ビジネス・モデルの各列は、物理レイヤーの1つ以上の列にマップします。実行時に、Oracle BIサーバーがビジネス・モデルに対する論理SQL問合せを評価し、マッピングを使用して、必要な物理問合せを生成するための物理表、ファイルおよびキューブの最適なセットを決定します。多くの場合、マッピングには計算と変換が含まれ、複数の物理表が結合されることがあります。
プレゼンテーション・レイヤー。このレイヤーは、カスタマイズされた、ロール・ベースのセキュアなビジネス・モデルのビューをユーザーに表示する方法を提供します。また、ビジネス・モデルとマッピング・レイヤーに抽象化のレベルを加え、プレゼンテーション・サービスやその他のクライアントでリクエストを作成するユーザーに表示されるデータのビューを提供します。

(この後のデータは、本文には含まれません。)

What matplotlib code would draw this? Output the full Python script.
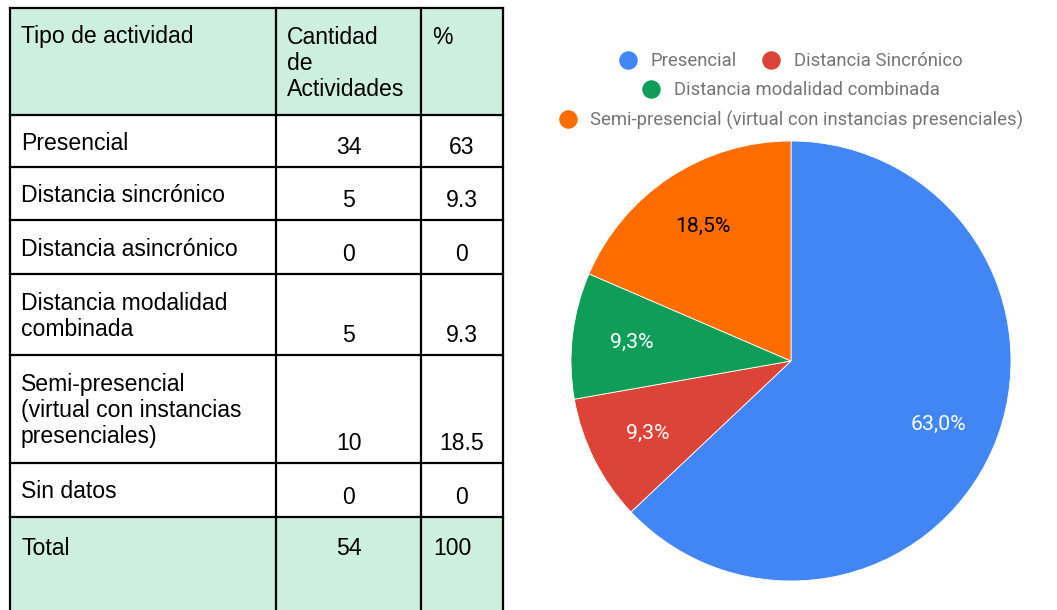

1つのビジネス・モデルにマップする複数のサブジェクト・エリアをプレゼンテーション・レイヤーに作成することで、ビジネス・モデルを管理可能な部分に効果的に分割できます。
管理ツールでリポジトリのレイヤーを作成する前に、ユーザーの分析要件に基づいて、ビジネス・モデルとマッピング・レイヤーの大まかな設計を作成しておくことが重要です。作業の指針となる概念設計を作成したら、メタデータ・オブジェクトを作成できます。
通常は、物理レイヤー、ビジネス・モデルとマッピング・レイヤー、プレゼンテーション・レイヤーの順にオブジェクトを作成します。ただし、どの段階でも各レイヤーの作業を行うことができます。3つのレイヤーがすべて完成したら、リポジトリのテストを開始する準備をする際に、セキュリティを設定できます。
この図は、論理SQL問合せがどのようにOracle BIリポジトリのレイヤーを通過するかを示しています。
単一のOracle BIリポジトリには、エンタープライズ全体の1つの統合モデルではなく、複数の独立セマンティック・モデルを格納できます。セマンティック・モデルは、1つのビジネス・モデル、プレゼンテーション・レイヤーと物理レイヤー内の関連オブジェクト、および変数、初期化ブロック、アプリケーション・ロールのようなその他の関連オブジェクトで構成されます。セマンティック・モデルは、共通エンタープライズ情報モデルとも呼ばれます。
複数のセマンティック・モデルのビジュアル表示は、マルチユーザー開発のスタイルについてを参照してください。